Here's the rub, though: The idea may be backward.
Some of the highest employment rates in the advanced world are in places with the highest taxes and most generous welfare systems, namely Scandinavian countries. The United States and many other nations with relatively low taxes and a smaller social safety net actually have substantially lower rates of employment.
... In short, more people may work when countries offer public services that directly make working easier, such as subsidized care for children and the old; generous sick leave policies; and cheap and accessible transportation.Unfortunately, this won't change soon, because our system is rapidly losing interest in trying to do what's right for a broad range of citizens. We don't seem to want more people to work in America -- not if the rich people who run the economy are thriving while labor-force participation rates are lower. And conservative politicians, of course, actually benefit from being able to point to the unemployed while condemning their alleged shiftlessness.

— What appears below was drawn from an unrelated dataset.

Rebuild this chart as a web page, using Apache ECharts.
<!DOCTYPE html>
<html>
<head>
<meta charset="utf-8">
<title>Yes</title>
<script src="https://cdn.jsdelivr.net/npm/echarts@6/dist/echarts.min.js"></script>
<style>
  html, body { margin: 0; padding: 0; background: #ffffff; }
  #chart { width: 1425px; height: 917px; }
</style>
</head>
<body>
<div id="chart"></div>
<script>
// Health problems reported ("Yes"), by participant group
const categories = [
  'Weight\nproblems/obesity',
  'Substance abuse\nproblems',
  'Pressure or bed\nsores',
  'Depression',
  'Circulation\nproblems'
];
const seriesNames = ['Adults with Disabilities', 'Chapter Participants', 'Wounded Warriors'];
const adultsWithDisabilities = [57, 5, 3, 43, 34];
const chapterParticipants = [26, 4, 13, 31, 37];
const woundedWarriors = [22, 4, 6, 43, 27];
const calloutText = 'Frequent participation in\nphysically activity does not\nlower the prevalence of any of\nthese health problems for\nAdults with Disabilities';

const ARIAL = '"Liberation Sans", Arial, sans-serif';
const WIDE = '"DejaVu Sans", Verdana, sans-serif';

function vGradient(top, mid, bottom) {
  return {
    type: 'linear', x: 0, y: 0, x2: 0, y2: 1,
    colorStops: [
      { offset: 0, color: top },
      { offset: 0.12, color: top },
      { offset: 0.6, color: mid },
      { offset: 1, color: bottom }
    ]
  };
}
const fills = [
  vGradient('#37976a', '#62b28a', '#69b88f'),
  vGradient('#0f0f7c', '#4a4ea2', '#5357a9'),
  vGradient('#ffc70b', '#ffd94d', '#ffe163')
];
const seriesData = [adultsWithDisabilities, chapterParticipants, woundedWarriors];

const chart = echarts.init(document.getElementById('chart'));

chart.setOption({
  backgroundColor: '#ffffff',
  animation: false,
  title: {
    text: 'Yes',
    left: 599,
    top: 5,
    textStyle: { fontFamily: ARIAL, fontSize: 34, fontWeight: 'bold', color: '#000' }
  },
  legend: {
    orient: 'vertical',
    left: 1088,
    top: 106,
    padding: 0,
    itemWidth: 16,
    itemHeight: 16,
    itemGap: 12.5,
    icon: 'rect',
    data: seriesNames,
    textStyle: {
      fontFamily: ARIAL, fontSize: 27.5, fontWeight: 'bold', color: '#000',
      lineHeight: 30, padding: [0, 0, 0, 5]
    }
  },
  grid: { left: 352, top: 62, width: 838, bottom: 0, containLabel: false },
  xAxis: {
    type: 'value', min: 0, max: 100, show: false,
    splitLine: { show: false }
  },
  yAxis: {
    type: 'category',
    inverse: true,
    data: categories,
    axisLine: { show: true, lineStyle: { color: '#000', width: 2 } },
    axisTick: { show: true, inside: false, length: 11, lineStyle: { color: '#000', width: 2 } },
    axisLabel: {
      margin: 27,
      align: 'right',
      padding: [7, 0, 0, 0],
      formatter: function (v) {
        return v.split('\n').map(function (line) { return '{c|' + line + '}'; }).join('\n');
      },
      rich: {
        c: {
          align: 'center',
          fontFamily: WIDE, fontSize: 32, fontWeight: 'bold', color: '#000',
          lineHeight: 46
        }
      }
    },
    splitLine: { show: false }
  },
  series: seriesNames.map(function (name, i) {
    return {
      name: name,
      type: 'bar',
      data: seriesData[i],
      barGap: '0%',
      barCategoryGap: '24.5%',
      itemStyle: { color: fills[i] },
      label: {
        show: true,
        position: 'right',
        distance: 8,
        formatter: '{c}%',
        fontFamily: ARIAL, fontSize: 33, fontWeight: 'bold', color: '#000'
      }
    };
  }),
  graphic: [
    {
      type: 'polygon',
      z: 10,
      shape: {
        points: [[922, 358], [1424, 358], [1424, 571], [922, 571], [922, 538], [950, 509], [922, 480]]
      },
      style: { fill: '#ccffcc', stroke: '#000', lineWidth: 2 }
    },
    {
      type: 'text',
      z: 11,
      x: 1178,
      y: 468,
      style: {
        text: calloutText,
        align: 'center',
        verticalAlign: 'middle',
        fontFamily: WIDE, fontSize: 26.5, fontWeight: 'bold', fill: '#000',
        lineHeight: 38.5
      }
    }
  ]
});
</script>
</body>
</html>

What our fat cats really seem to want -- or at least the most politically active among them -- is for America to be a Third World country with a small-to-nonexistent safety net and a desperate, low-paid labor force. That fits Randian Republicans' view that laissez-faire equals freedom!, and also fits conservative Christians' view that economic inequality is God's plan, His way of sorting out the morally deserving and undeserving here on earth.
Meanwhile, we have a social safety net that seems almost ideally structured for right-wing sermons about the evils of safety nets in general: It's extensive (and expensive) enough to seem like horrible "socialism" to people who have no idea what socialism really is, and thus its failings, which are the result of inadequacy, can seem like failings resulting from excess generosity. And the safety net is unlikely to change until liberals or (more likely) conservatives achieve total dominance in our government. Until then, we're stuck at this level.